That is redeeming quality though. It's rare so you can be pretty sure people won't dig out 10 as much so its value won't drop rapidly. It's durable so it won't corrode away, combust or fly into space if you don't handle it carefully. You can hold it in your pocket or under your materace. This makes it excelent store of value. Not perfect though. If you own it you need to keep it physically secure. If you buy it you need to know how to not get duped. To sell it or buy it you need to physically meet with the buyer or a third party you both trust. Risk of all those operations grows with the value of your holdings.
Now this new thing comes up. It's also rare. You can store it perfectly securely without anyone knowing that you do. You can sell any fraction of it to highest bidder on Earth, from your home and that only requires you trusting sigle third party (that you can choose out of few) that trades over billion dollar's worth of this stuff every 24h.
I think you can easily see that half of value that humanity currently keeps in gold is very safe bet for bitcoin max market cap.
> Now this new thing comes up. It's also rare you, can store it perfectly securely without anyone knowing that you do.
That doesn’t describe bitcoin
> You can sell any fraction of it to highest bidder on Earth, from your home and that only requires you trusting sigle third party that trades over billion dollar's worth of this stuff every 24h.
That describes gold — depending on what you count as a “single third party”.
That said, at least it is a number… just one I don’t agree with, because at $7.5 trillion I think that makes Bitcoin so valuable that it becomes worthwhile doing anything to gain 51% control, including high-altitude nuclear EMPs over everyone who isn’t you.
>> Now this new thing comes up. It's also rare you, can store it perfectly securely without anyone knowing that you do.
> That doesn’t describe bitcoin.
Yes it does. You can buy it on exchange (or buy a miner and mine it yourself paying with electricity) and transfer it to your wallet. Encrypt the wallet and put it in multiple places online with cryptic name.

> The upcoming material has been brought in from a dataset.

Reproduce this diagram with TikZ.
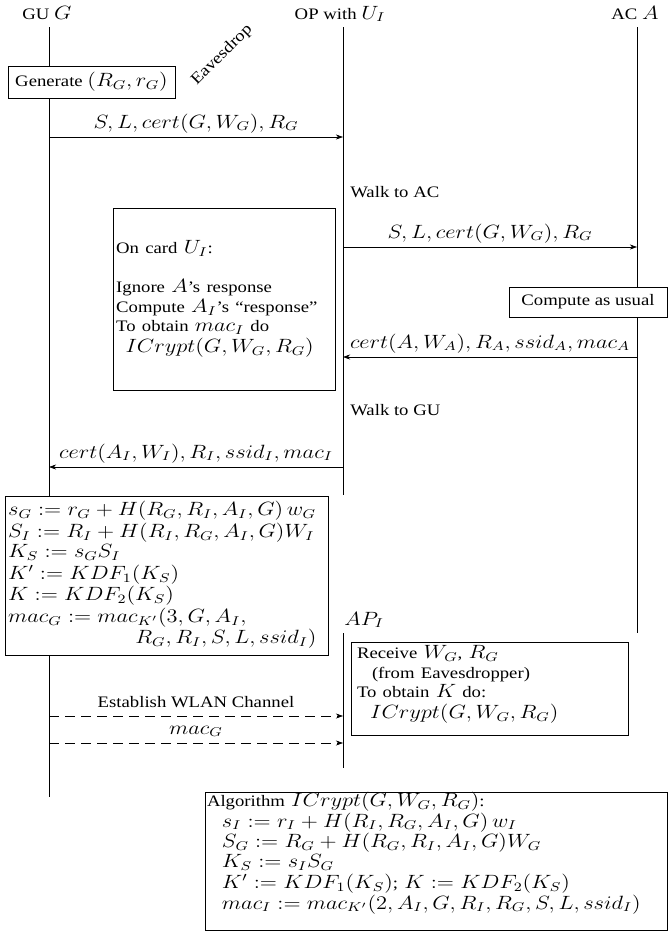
\documentclass[tikz,border=0pt]{standalone}
\usepackage[no-math]{fontspec}
\usepackage{graphicx}
\setmainfont{Liberation Serif}
\DeclareMathSizes{10}{11.5}{8}{6}
\usetikzlibrary{arrows.meta}
\newcommand\sx[1]{\scalebox{1.17}[1]{#1}}
\newcommand\tb[1]{\sx{\begin{tabular}{@{}l@{}}#1\end{tabular}}}
\begin{document}
\begin{tikzpicture}[x=0.625pt,y=-0.625pt,
  every node/.style={font={\fontsize{10}{12.25}\selectfont}},
  life/.style={line width=0.4pt},
  msg/.style={-{Stealth[length=4.5pt,width=3.2pt]}, line width=0.4pt},
  dmsg/.style={msg, dash pattern=on 6pt off 4pt},
  box/.style={draw, fill=white, line width=0.4pt},
  lbl/.style={anchor=base, yshift=5.6pt, inner sep=0pt}]
\useasboundingbox (0,0) rectangle (668,942);

% heads
\node[anchor=base] (gu) at (47,19) {\sx{GU $G$}};
\node[anchor=base] (op) at (340,19) {\sx{OP with $U_I$}};
\node[anchor=base] (ac) at (635,19) {\sx{AC $A$}};

% lifelines
\coordinate (guT) at (49,27);  \coordinate (guB) at (49,797);
\coordinate (opT) at (343,27); \coordinate (opB) at (343,495);
\coordinate (acT) at (637,27); \coordinate (acB) at (637,633);
\coordinate (apT) at (343,633); \coordinate (apB) at (343,768);
\draw[life] (guT) -- (guB);
\draw[life] (opT) -- (opB);
\draw[life] (acT) -- (acB);
\draw[life] (apT) -- (apB);

% eavesdrop
\node[rotate=45] (eaves) at (222,55) {\sx{Eavesdrop}};

% generate
\node[box, minimum width=104.4pt, minimum height=20pt, inner xsep=2pt] (gen) at (91.5,82) {\sx{Generate $(R_G, r_G)$}};

% message 1
\coordinate (m1a) at (49,137); \coordinate (m1b) at (343,137);
\draw[msg] (m1a) -- node[lbl] (l1) {\sx{$S, L, cert(G, W_G), R_G$}} (m1b);

\node[anchor=base west, inner sep=0pt] (walkac) at (350,197) {\sx{Walk to AC}};

% message 2
\coordinate (m2a) at (343,247); \coordinate (m2b) at (637,247);
\draw[msg] (m2a) -- node[lbl] (l2) {\sx{$S, L, cert(G, W_G), R_G$}} (m2b);

% on card box
\node[box, text width=134.75pt, inner xsep=2pt, minimum height=113.75pt, align=left] (card) at (224,299)
 {\tb{On card $U_I$:\\
  \\
  Ignore $A$'s response\\
  Compute $A_I$'s ``response''\\
  To obtain $mac_I$ do\\
  \hspace*{5pt}$ICrypt(G, W_G, R_G)$}};

% compute as usual
\node[box, minimum width=98.75pt, minimum height=18.75pt] (cau) at (588,302) {\sx{Compute as usual}};

% message 3
\coordinate (m3a) at (637,357); \coordinate (m3b) at (343,357);
\draw[msg] (m3a) -- node[lbl] (l3) {\sx{$cert(A, W_A), R_A, ssid_A, mac_A$}} (m3b);

\node[anchor=base west, inner sep=0pt] (walkgu) at (350,415) {\sx{Walk to GU}};

% message 4
\coordinate (m4a) at (343,467); \coordinate (m4b) at (49,467);
\draw[msg] (m4a) -- node[lbl] (l4) {\sx{$cert(A_I, W_I), R_I, ssid_I, mac_I$}} (m4b);

% GU computation box
\node[box, text width=197.9pt, inner xsep=2pt, minimum height=99.4pt, align=left] (gucomp) at (166.5,575.5)
 {\tb{$s_G := r_G + H(R_G, R_I, A_I, G)\, w_G$\\[0.75pt]
  $S_I := R_I + H(R_I, R_G, A_I, G)W_I$\\[0.75pt]
  $K_S := s_G S_I$\\[0.75pt]
  $K' := KDF_1(K_S)$\\[0.75pt]
  $K := KDF_2(K_S)$\\[0.75pt]
  $mac_G := mac_{K'}(3, G, A_I,$\\[0.75pt]
  \hspace*{68pt}$R_G, R_I, S, L, ssid_I)$}};

% AP_I
\node[anchor=base west, inner sep=0pt] (ap) at (344,625) {\sx{$AP_I$}};

% receive box
\node[box, text width=165.6pt, inner xsep=3.75pt, inner ysep=0pt, minimum height=58pt, align=left] (recv) at (489.5,688.5)
 {\tb{Receive $W_G$, $R_G$\\
  \hspace*{8pt}(from Eavesdropper)\\
  To obtain $K$ do:\\
  \hspace*{7pt}$ICrypt(G, W_G, R_G)$\\[5pt]}};

% dashed messages
\coordinate (d1a) at (49,716); \coordinate (d1b) at (343,716);
\draw[dmsg] (d1a) -- node[lbl] (ld1) {\sx{Establish WLAN Channel}} (d1b);
\coordinate (d2a) at (49,743); \coordinate (d2b) at (343,743);
\draw[dmsg] (d2a) -- node[lbl] (ld2) {\sx{$mac_G$}} (d2b);

% algorithm box
\node[box, text width=286.25pt, inner xsep=1.25pt, inner ysep=0pt, minimum height=86.25pt, align=left] (alg) at (436,861)
 {\tb{Algorithm $ICrypt(G, W_G, R_G)$:\\[0.25pt]
  \hspace*{8pt}$s_I := r_I + H(R_I, R_G, A_I, G)\, w_I$\\[0.25pt]
  \hspace*{8pt}$S_G := R_G + H(R_G, R_I, A_I, G)W_G$\\[0.25pt]
  \hspace*{8pt}$K_S := s_I S_G$\\[0.25pt]
  \hspace*{8pt}$K' := KDF_1(K_S)$; $K := KDF_2(K_S)$\\[0.25pt]
  \hspace*{8pt}$mac_I := mac_{K'}(2, A_I, G, R_I, R_G, S, L, ssid_I)$\\[9.4pt]}};
\end{tikzpicture}
\end{document}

If you ever need money you can download it, decrypt it, send btc to exchange, sell it and get the money.
My point is that between the moment you buy bitcoin and moment you need the money nobody knows you have any bitcoins. Exchange or mining pool will know of course if you got your bitcoin from them but that's about it. Also you can mine other cryptocurrency with just your own hardware even just GPU that you conceivably could have bought to play games (no need for mining pool) and exchange it anonymously, then nobody knows you have any BTC.

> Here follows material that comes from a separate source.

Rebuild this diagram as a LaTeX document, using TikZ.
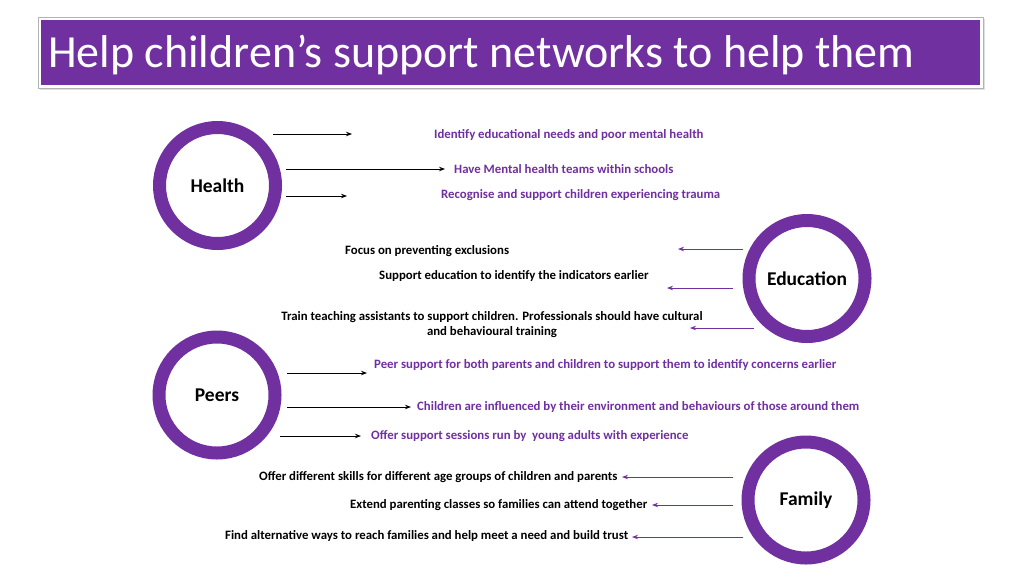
\documentclass[tikz,border=0pt]{standalone}
\usepackage{fontspec}
\setmainfont{Carlito}
\usetikzlibrary{arrows.meta}
\definecolor{ofpurple}{RGB}{112,48,160}
\tikzset{
  ring/.style={circle, draw=ofpurple, line width=13pt, minimum size=116pt, inner sep=0pt, font=\bfseries\fontsize{19.5}{22}\selectfont, text=black},
  ptxt/.style={inner sep=0pt, anchor=west, font=\bfseries\fontsize{12.8}{15}\selectfont, text=ofpurple},
  btxt/.style={inner sep=0pt, anchor=west, font=\bfseries\fontsize{12.8}{15}\selectfont, text=black},
  barrow/.style={draw=black, line width=0.9pt, -{Stealth[length=6pt,width=4.5pt]}},
  parrow/.style={draw=ofpurple, line width=0.9pt, -{Stealth[length=6pt,width=4.5pt]}}
}
\begin{document}
\begin{tikzpicture}[x=1pt,y=-1pt]
\useasboundingbox (0,0) rectangle (1024,576);
\fill[white] (0,0) rectangle (1024,576);
% title
\fill[gray!25] (40,19) rectangle (985,90);
\draw[fill=white, draw=gray!60, line width=1pt] (38,17) rectangle (983,88);
\fill[ofpurple] (41,20) rectangle (980,85);
\node[inner sep=0pt, anchor=base west, text=white, font=\fontsize{46}{50}\selectfont] (title) at (48,67) {Help children’s support networks to help them};
% circles
\node[ring] (health) at (217.5,185.5) {Health};
\node[ring] (edu) at (807,278.5) {Education};
\node[ring] (peers) at (217,395) {Peers};
\node[ring] (family) at (806,500) {Family};
% health
\coordinate (h1s) at (273,134); \coordinate (h1e) at (352,134);
\coordinate (h2s) at (286,169); \coordinate (h2e) at (445,169);
\coordinate (h3s) at (286,196); \coordinate (h3e) at (347,196);
\draw[barrow] (h1s) -- (h1e);
\draw[barrow] (h2s) -- (h2e);
\draw[barrow] (h3s) -- (h3e);
\node[ptxt] (ht1) at (434,135) {Identify educational needs and poor mental health};
\node[ptxt] (ht2) at (454,169) {Have Mental health teams within schools};
\node[ptxt] (ht3) at (441,195) {Recognise and support children experiencing trauma};
% education
\coordinate (e1s) at (743,249); \coordinate (e1e) at (678,249);
\coordinate (e2s) at (733,288); \coordinate (e2e) at (667,288);
\coordinate (e3s) at (754,328); \coordinate (e3e) at (690,328);
\draw[parrow] (e1s) -- (e1e);
\draw[parrow] (e2s) -- (e2e);
\draw[parrow] (e3s) -- (e3e);
\node[btxt] (et1) at (345,251) {Focus on preventing exclusions};
\node[btxt] (et2) at (379,276) {Support education to identify the indicators earlier};
\node[inner sep=0pt, align=center, font=\bfseries\fontsize{12.8}{15}\selectfont, text=black] (et3) at (492,324.5) {Train teaching assistants to support children. Professionals should have cultural\\and behavioural training};
% peers
\coordinate (p1s) at (287,373); \coordinate (p1e) at (367,373);
\coordinate (p2s) at (287,407); \coordinate (p2e) at (411,407);
\coordinate (p3s) at (280,436); \coordinate (p3e) at (361,436);
\draw[barrow] (p1s) -- (p1e);
\draw[barrow] (p2s) -- (p2e);
\draw[barrow] (p3s) -- (p3e);
\node[ptxt] (pt1) at (374,365) {Peer support for both parents and children to support them to identify concerns earlier};
\node[ptxt] (pt2) at (417,407) {Children are influenced by their environment and behaviours of those around them};
\node[ptxt] (pt3) at (371,436) {Offer support sessions run by\ \ young adults with experience};
% family
\coordinate (f1s) at (733,477); \coordinate (f1e) at (622,477);
\coordinate (f2s) at (733,505); \coordinate (f2e) at (652,505);
\coordinate (f3s) at (743,537); \coordinate (f3e) at (632,537);
\draw[parrow] (f1s) -- (f1e);
\draw[parrow] (f2s) -- (f2e);
\draw[parrow] (f3s) -- (f3e);
\node[btxt] (ft1) at (259,477) {Offer different skills for different age groups of children and parents};
\node[btxt] (ft2) at (350,505) {Extend parenting classes so families can attend together};
\node[btxt] (ft3) at (225,536) {Find alternative ways to reach families and help meet a need and build trust};
\end{tikzpicture}
\end{document}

>> You can sell any fraction of it to highest bidder on Earth, from your home and that only requires you trusting sigle third party that trades over billion dollar's worth of this stuff every 24h.
>That describes gold — depending on what you count as a “single third party”.
Please elaborate. Let's say you are a student from Isfahan and have a gold coin under your materace. How would go about selling 1/10 of it and how it compares to process of cashing out 1/10th of 1 BTC in cold storage?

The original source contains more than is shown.